Canadian Food Inspection Agency (CFIA) Inspection Modernization Program (Canada): The CFIA is developing a more comprehensive inspection approach across all imported and domestic food commodities - for both interprovincial and international trade. All regulated companies will need to obtain an Imported Food Sector Licence, and the CFIA will conduct more inspections and enforcement for non-compliance. In addition, the types of regulated commodities are expanding. While currently only importers of meat, fish, dairy and eggs are regulated, the new program regulates all other food commodities, including coffee, baked goods, spices, infant formula, snack foods, meal replacements and others.
Single-Window Initiative (U.S., Mexico and Canada): This initiative applies to any goods coming into or leaving the U.S. It requires shippers to interact with approximately 40 different partner government agencies through a single web-based interface system. Companies must transition from a paper-based process to a digital one to meet the initiative's goal of increasing real-time tracking and visibility of shipments. It begins rolling out in 2014, and when it is completely implemented, shippers will know the status of their shipments from the partner government agencies more quickly and benefit from decreased wait time and exam costs.

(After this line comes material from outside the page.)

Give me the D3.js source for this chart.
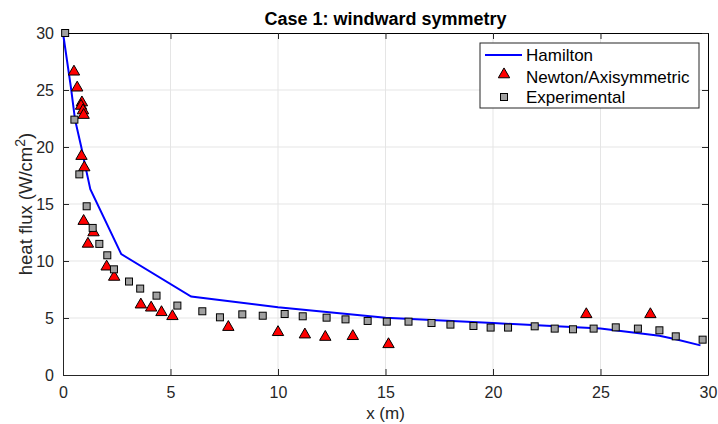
<!DOCTYPE html>
<html>
<head>
<meta charset="utf-8">
<script src="https://cdn.jsdelivr.net/npm/d3@7"></script>
<style>
  body { margin: 0; background: #fff; }
  text { font-family: "Liberation Sans", Arial, sans-serif; }
</style>
</head>
<body>
<div id="chart"></div>
<script>
// Hamilton curve (x, heat flux)
var hamX = [0, 0.37, 0.56, 0.85, 1.04, 1.27, 2.71, 5.96, 10, 15, 20, 25, 27.74, 28.5, 29.65];
var hamY = [30, 25.2, 22.4, 20, 18.3, 16.3, 10.6, 6.88, 5.94, 5.03, 4.56, 4.07, 3.45, 3.13, 2.6];

// Newton / axisymmetric
var newtX = [0.51, 0.66, 0.88, 0.84, 0.93, 0.96, 0.86, 0.99, 0.96, 1.42, 1.16, 2.03, 2.38, 3.62, 4.1, 4.58, 5.09, 7.69, 10.0, 11.25, 12.2, 13.48, 15.14, 24.34, 27.32];
var newtY = [26.6, 25.2, 23.9, 23.6, 23.2, 22.8, 19.2, 18.2, 13.5, 12.5, 11.5, 9.5, 8.6, 6.17, 5.9, 5.5, 5.15, 4.2, 3.75, 3.54, 3.33, 3.4, 2.69, 5.32, 5.32];

// Experimental
var expX = [0.1, 0.53, 0.76, 1.1, 1.38, 1.69, 2.06, 2.37, 3.07, 3.59, 4.35, 5.32, 6.48, 7.3, 8.34, 9.29, 10.31, 11.15, 12.26, 13.14, 14.17, 15.06, 16.07, 17.14, 18.02, 19.09, 19.89, 20.7, 21.94, 22.87, 23.72, 24.68, 25.71, 26.74, 27.74, 28.5, 29.75];
var expY = [30, 22.4, 17.6, 14.8, 12.9, 11.5, 10.5, 9.27, 8.2, 7.58, 6.96, 6.09, 5.59, 5.06, 5.32, 5.2, 5.35, 5.15, 5.03, 4.88, 4.74, 4.68, 4.68, 4.56, 4.42, 4.3, 4.16, 4.16, 4.27, 4.07, 4.01, 4.07, 4.18, 4.07, 3.92, 3.39, 3.1];

var xTicks = [0, 5, 10, 15, 20, 25, 30];
var yTicks = [0, 5, 10, 15, 20, 25, 30];

var width = 718, height = 424;
var margin = {top: 33, right: 10, bottom: 49, left: 63};
var w = width - margin.left - margin.right;
var h = height - margin.top - margin.bottom;

var svg = d3.select("#chart").append("svg")
    .attr("width", width)
    .attr("height", height);

var g = svg.append("g")
    .attr("transform", "translate(" + margin.left + "," + margin.top + ")");

var x = d3.scaleLinear().domain([0, 30]).range([0, w]);
var y = d3.scaleLinear().domain([0, 30]).range([h, 0]);

// grid
g.selectAll(".gx").data(xTicks.slice(1, -1)).enter().append("line")
    .attr("x1", d => x(d)).attr("x2", d => x(d))
    .attr("y1", 0).attr("y2", h)
    .attr("stroke", "#e5e5e5").attr("stroke-width", 1);
g.selectAll(".gy").data(yTicks.slice(1, -1)).enter().append("line")
    .attr("x1", 0).attr("x2", w)
    .attr("y1", d => y(d)).attr("y2", d => y(d))
    .attr("stroke", "#e5e5e5").attr("stroke-width", 1);

// axes (ticks inward, MATLAB style)
var axisColor = "#262626";
var xAxis = g.append("g").attr("transform", "translate(0," + h + ")")
    .call(d3.axisBottom(x).tickValues(xTicks).tickSizeInner(-6).tickSizeOuter(0).tickPadding(12));
var yAxis = g.append("g")
    .call(d3.axisLeft(y).tickValues(yTicks).tickSizeInner(-6).tickSizeOuter(0).tickPadding(9));
var xTop = g.append("g")
    .call(d3.axisTop(x).tickValues(xTicks).tickSizeInner(-6).tickSizeOuter(0).tickFormat(""));
var yRight = g.append("g").attr("transform", "translate(" + w + ",0)")
    .call(d3.axisRight(y).tickValues(yTicks).tickSizeInner(-6).tickSizeOuter(0).tickFormat(""));

[xAxis, yAxis, xTop, yRight].forEach(function(a) {
    a.selectAll("path").attr("stroke", axisColor);
    a.selectAll("line").attr("stroke", axisColor);
    a.selectAll("text").attr("fill", axisColor).style("font-size", "16px")
        .style("font-family", "Liberation Sans, Arial, sans-serif");
});
xTop.select("path").attr("stroke", "#000");
yRight.select("path").attr("stroke", "#000");

// Hamilton line
var line = d3.line().x(d => x(d[0])).y(d => y(d[1]));
g.append("path")
    .datum(d3.zip(hamX, hamY))
    .attr("d", line)
    .attr("fill", "none")
    .attr("stroke", "#0000ff")
    .attr("stroke-width", 2);

// Newton triangles
var tri = d3.symbol().type(d3.symbolTriangle).size(56);
g.selectAll(".tri").data(d3.zip(newtX, newtY)).enter().append("path")
    .attr("d", tri)
    .attr("transform", d => "translate(" + x(d[0]) + "," + y(d[1]) + ")")
    .attr("fill", "#ff0000")
    .attr("stroke", "#000")
    .attr("stroke-width", 1);

// experimental squares
var sq = 7;
g.selectAll(".sq").data(d3.zip(expX, expY)).enter().append("rect")
    .attr("x", d => x(d[0]) - sq / 2)
    .attr("y", d => y(d[1]) - sq / 2)
    .attr("width", sq).attr("height", sq)
    .attr("fill", "#a0a0a0")
    .attr("stroke", "#000")
    .attr("stroke-width", 1);

// title
svg.append("text")
    .attr("x", margin.left + w / 2).attr("y", 25)
    .attr("text-anchor", "middle")
    .style("font-size", "18px").style("font-weight", "bold")
    .attr("fill", "#000")
    .text("Case 1: windward symmetry");

// axis labels
svg.append("text")
    .attr("x", margin.left + w / 2).attr("y", 419)
    .attr("text-anchor", "middle")
    .style("font-size", "17px").attr("fill", axisColor)
    .text("x (m)");

var yl = svg.append("text")
    .attr("transform", "translate(32,204) rotate(-90)")
    .attr("text-anchor", "middle")
    .style("font-size", "18.5px").attr("fill", axisColor);
yl.append("tspan").text("heat flux (W/cm");
yl.append("tspan").attr("dy", -7).style("font-size", "14px").text("2");
yl.append("tspan").attr("dy", 7).text(")");

// legend
var lg = svg.append("g").attr("transform", "translate(480,43)");
lg.append("rect").attr("width", 219).attr("height", 65)
    .attr("fill", "#fff").attr("stroke", "#262626").attr("stroke-width", 1);
var rows = [12, 31.5, 54];
var base = [18, 39.5, 60];
lg.append("line").attr("x1", 5).attr("x2", 42).attr("y1", rows[0]).attr("y2", rows[0])
    .attr("stroke", "#0000ff").attr("stroke-width", 2);
lg.append("path").attr("d", tri)
    .attr("transform", "translate(24," + rows[1] + ")")
    .attr("fill", "#ff0000").attr("stroke", "#000");
lg.append("rect").attr("x", 24 - 3.5).attr("y", rows[2] - 3.5).attr("width", 7).attr("height", 7)
    .attr("fill", "#a0a0a0").attr("stroke", "#000");
var labels = ["Hamilton", "Newton/Axisymmetric", "Experimental"];
lg.selectAll(".lt").data(labels).enter().append("text")
    .attr("x", 46).attr("y", (d, i) => base[i])
    .style("font-size", "17px").attr("fill", "#000")
    .text(d => d);
</script>
</body>
</html>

e-Manifest (Canada): All shipments into Canada must be declared electronically before arrival. This requires new software and IT upgrades to ensure compatibility with the new system; otherwise, companies risk an additional duty fee at the border.
"Although these updates will make the customs process smoother and more up-to-date, it is unprecedented to have this many major trade regulation changes implemented at the same time," says Matt Goodman, vice president of global trade management, with Livingston International. "To manage this level of change, investing more time now is necessary for businesses to meet these new requirements that take effect next year. Managing trade compliance is undeniably an investment, but it is offset by reducing the risk of costly audits and fines. Livingston's global trade expertise uniquely positions us to help companies successfully navigate through these changes."
A voluntary certification program, the Trusted Trader Program,is offered through Customs to help educate companies and customs brokers on the new regulatory changes. Livingston said it can help importers navigate the program's stringent guidelines to be successfully approved for certification, which leads to faster and smoother border crossings.
To apply critical software updates, Livingston said it offers an in-house technology team to ensure up-to-date compatibility with customs' systems upgrades. Livingston also recently announced the release of TradeSphere®, software designed to automate trade compliance and reduce human error, the company said.